For their part, “The Red Dragons” had a certain look that distinguished them from everybody else – though it sometimes attracted the wrong kind of attention. 

But while the locals might have thought they were unruly youths, Puric says that wasn’t the case, at least most of the time: 

“We were kids, man. They looked at us because we were wearing colors and going around as a group of guys who all looked thugged out with saggy pants. There were a lot of us, man. So imagine 50 to 70 guys walking around town wearing colors, people looked at you different. But we never went around causing trouble.  

“But there was a lot of trouble because it’s the streets, man.

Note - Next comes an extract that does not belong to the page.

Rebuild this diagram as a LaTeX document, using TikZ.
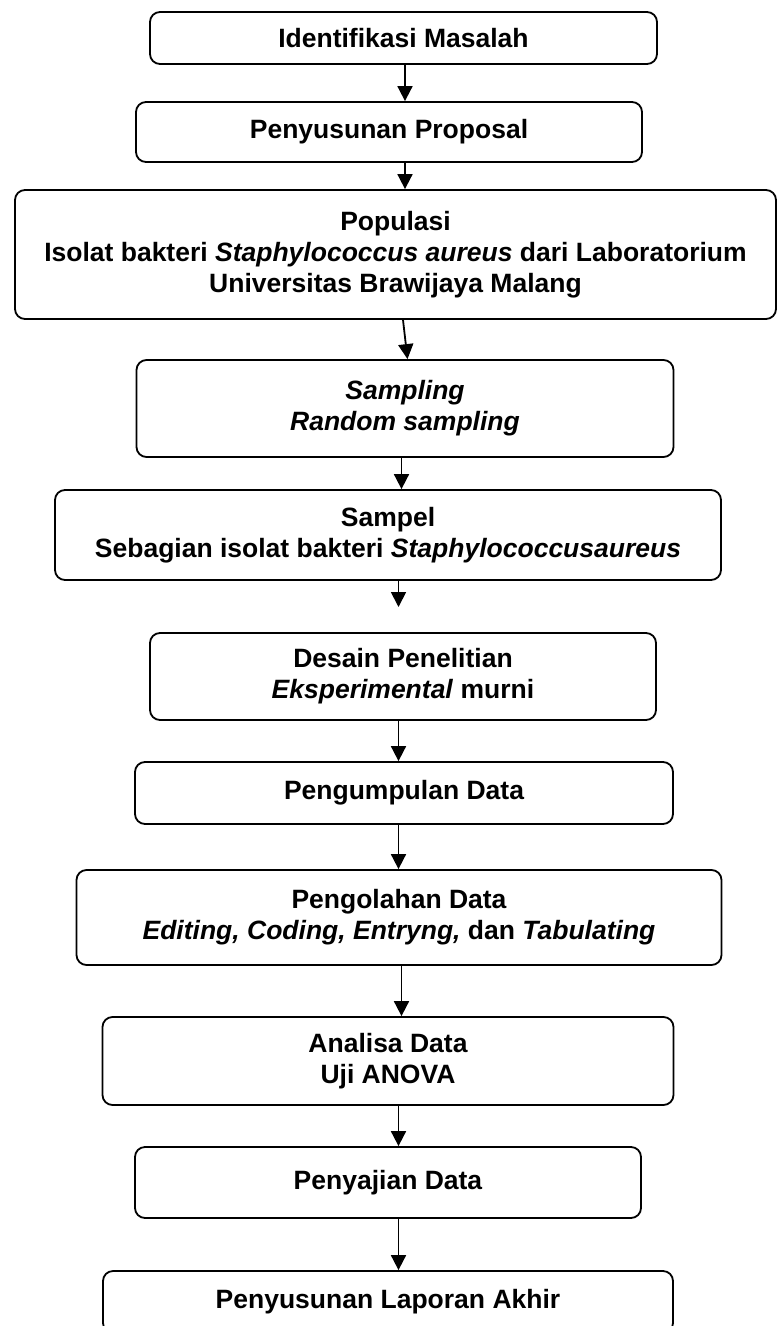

So basically, the reason why we got together was more to protect each other, and it became like a brotherhood.” 

Most teen collectives start to dissipate as the crew members get older, and while that was also true for “The Red Dragons,” it wasn’t the end of their friendships. 

Puric is still close with many of his old breakdancing buddies. At the same time, he’ll always miss their heyday when they were young and carefree.  

He added:

“Just being with the guys was the best thing about it. Going around from one part of town to the next part of town, breakdancing, battling, hanging out, being wild sometimes. Being kids!  

“That’s what I miss during those days because we were together all the time. And the bond together as a group is probably the one thing I miss the most. But it was a good time. Some of the best times.”